Estamos gravemente preocupados por nuestra salud. Cuantas más medicinas, hospitales, farmacias, alimentos y bienestar hay, más nos obsesionamos con que podemos estar enfermos, o amenazados de enfermedad. Y eso que los occidentales nunca hemos vivido más años y en mejores condiciones.
Dietas, medicina pre-hipocrática, falsos remedios no científicos, todo es explorado para librarse del gran C. Y cuando hay epidemias raras, la alarma sobresalta todos los titulares, aunque luego se demuestre que no era para tanto (¿recuerdan las alarmas de la OMS cuando la gripe aviar, y luego con la gripe A H1N1 que destrozó aquel año el turismo de Mexico?).

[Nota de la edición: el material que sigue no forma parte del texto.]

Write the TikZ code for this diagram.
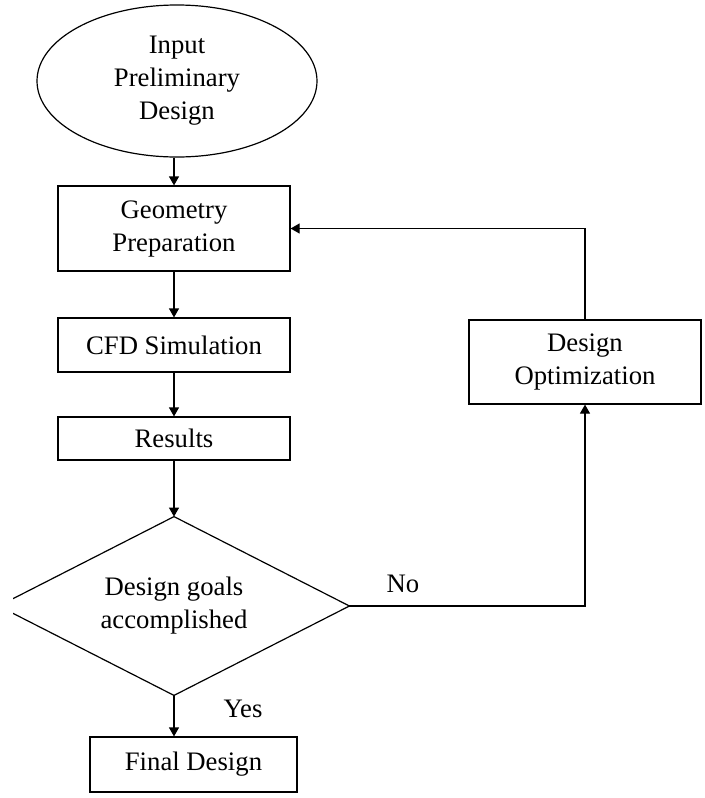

Hay varios motivos para sentirnos valetudinarios, para tanto temor a estar o caer enfermos y estar tan preocupados con lo que comemos; pero apunto dos. El primero es la abundancia, el exceso de productos en los anaqueles de los super y la desorientación consiguiente, nos llevan a distinguirnos, a buscar la identidad en la negación del producto masivo. Hay quizá bastante de narcisismo en ese exceso selectivo, en el consumo alimentario alternativo, en la creencia en lo bio y lo absolutamente sano. Queremos diferenciarnos. Es la personalización de los hábitos alimentarios, que es parte de nuestro afán de diferenciarnos en un mundo cada vez más uniforme y globalizado.
Y el segundo, la desconfianza creciente hacia las grandes cadenas y empresas alimentarias. El exceso de comida procesada no sabemos muy bien cómo y de bebidas llenas de azúcar y otros edulcorantes, la bollería industrial, todo envasado en plástico, casi imperecedero y en general deleznable. Y la opacidad de las empresas agrícolas y alimentarias. Esto hace que estemos excesivamente cautelosos. No nos fiamos de nadie y menos de las empresas de productos alimenticios.

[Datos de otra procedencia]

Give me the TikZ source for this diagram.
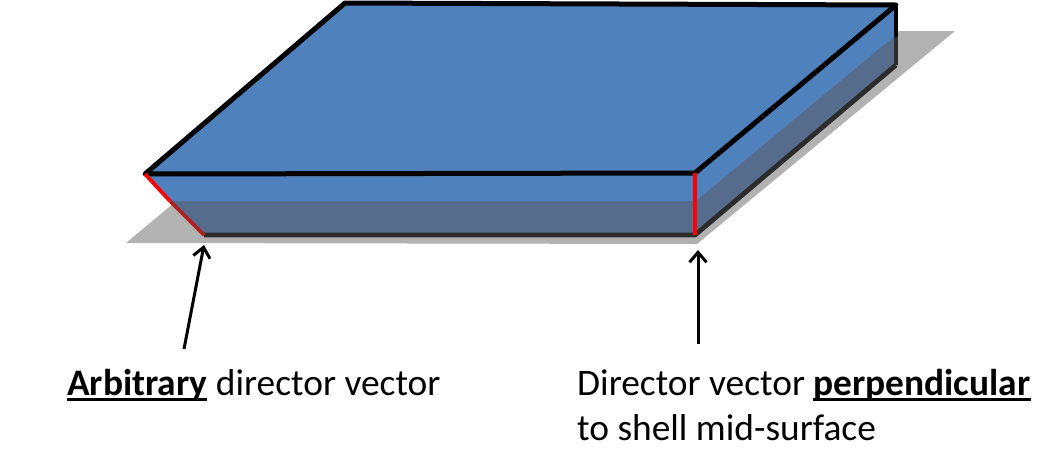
\documentclass[tikz,border=0pt]{standalone}
\usepackage{fontspec}
\setmainfont{Carlito}
\usetikzlibrary{arrows.meta}
\definecolor{blockblue}{HTML}{4F81BD}
\definecolor{blockdark}{HTML}{566C8C}
\definecolor{shadowgray}{HTML}{B2B2B2}
\definecolor{darkedge}{HTML}{2C2C2C}
\definecolor{darkred}{HTML}{B02020}
\newlength\ulw
\newcommand\thickul[1]{\settowidth\ulw{#1}\rlap{\rule[-5.5pt]{\ulw}{2.6pt}}#1}
\tikzset{
  face/.style={fill=blockblue,draw=none},
  darkface/.style={fill=blockdark,draw=none},
  topedge/.style={draw=black,line width=5pt,line join=round,line cap=round},
  lowedge/.style={draw=darkedge,line width=4.8pt,line join=round},
  rededge/.style={draw=red,line width=4.6pt},
  pointer/.style={draw=black,line width=3pt,-{Straight Barb[length=10pt,width=17pt,line width=3pt]}},
  caption/.style={font=\fontsize{37.4}{44}\selectfont,anchor=west,inner sep=0pt,align=left}
}
\begin{document}
\begin{tikzpicture}[x=1pt,y=-1pt]
\useasboundingbox (0,0) rectangle (1055,459);
% shadow
\fill[shadowgray] (126,243) -- (697,244) -- (955,31) -- (380,31) -- cycle;
% block faces
\fill[face] (145,174) -- (204,235) -- (695,235) -- (695,173) -- cycle;
\fill[face] (145,174) -- (345,3) -- (896,5) -- (695,173) -- cycle;
\fill[face] (695,173) -- (896,5) -- (896,65) -- (695,235) -- cycle;
% darkened lower band
\fill[darkface] (170,201) -- (696,201) -- (896,35) -- (896,65) -- (695,235) -- (204,235) -- cycle;
% named corners
\coordinate (tl) at (145,174);
\coordinate (tb) at (345,3);
\coordinate (tr) at (896,5);
\coordinate (tf) at (695,173);
\coordinate (bl) at (204,235);
\coordinate (bf) at (695,235);
\coordinate (br) at (896,65);
\coordinate (mr) at (896,35);
\coordinate (ml) at (170,201);
% edges
\draw[lowedge] (bl) -- (bf) -- (br);
\draw[draw=darkedge,line width=4.8pt] (mr) -- (br);
\draw[topedge] (tl) -- (tb) -- (tr) -- (tf) -- cycle;
\draw[draw=black,line width=4.8pt,line cap=round] (tr) -- (mr);
\draw[rededge] (tf) -- (bf);
\draw[draw=red,line width=3.8pt] (tl) -- (ml);
\draw[draw=darkred,line width=3.8pt] (ml) -- (bl);
% captions
\node[caption] (cap1) at (67,385) {\textbf{\thickul{Arbitrary}} director vector};
\node[caption] (cap2) at (577,385) {Director vector \textbf{\thickul{perpendicular}}};
\node[caption] (cap3) at (577,428) {to shell mid-surface};
% arrows
\coordinate (a1s) at (184,349);
\coordinate (a1e) at (204,245);
\coordinate (a2s) at (698,344);
\coordinate (a2e) at (698,250);
\draw[pointer] (a1s) -- (a1e);
\draw[pointer] (a2s) -- (a2e);
\end{tikzpicture}
\end{document}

Esto es sobre todo una manía de los más acomodados, que buscan comida especial, experimentan sin parar dietas «revolucionarias».Recordemos que el fenómeno de las dietas perfectas y «mágicas» data de la medicina del siglo V antes de Cristo y se expandió mucho en el siglo XVIII. Se buscan remedios en los herbolarios, cada vez más numerosos, se hace gimnasia y ejercicios para sufrir el sufrimiento, para adelgazar, para estar en forma, para ser eternamente jóvenes. En fin, no deja de ser todo esto una nueva franja o nicho de consumo, de técnicas gimnásticas y de sedicentes productos bio.
Además de la desconfianza hacia la excesiva abundancia capitalista y esa especie de saturación, otras posibles razones puede haber para tanta hipocondría. Quizá la negación real del darwinismo, por el hecho de que todos los nacidos sean salvados y salvables, de que no haya selección natural. Y, por otro lado, el miedo, el pánico a la muerte, que ya no se ve compensado ni consolado por la fe religiosa. El excesivo deseo de conservar la vida a costa de dietas y esfuerzos nos recuerda aquel epitafio romano de un enfermizo, de un valetudinario, que rezaba: Estaba bien, pero por estar mejor, estoy aquí.
Algo hay también de tristeza, que no de ascetismo, algo de pesimismo soterrado en estas cuitas valetudinarias, algo de senectud en este sacrificio de ayuno y abstinencia, de esta cuaresma permanente ante el placer de la comida, del comer de todo con moderación, como aconsejaba el doctor Marañón.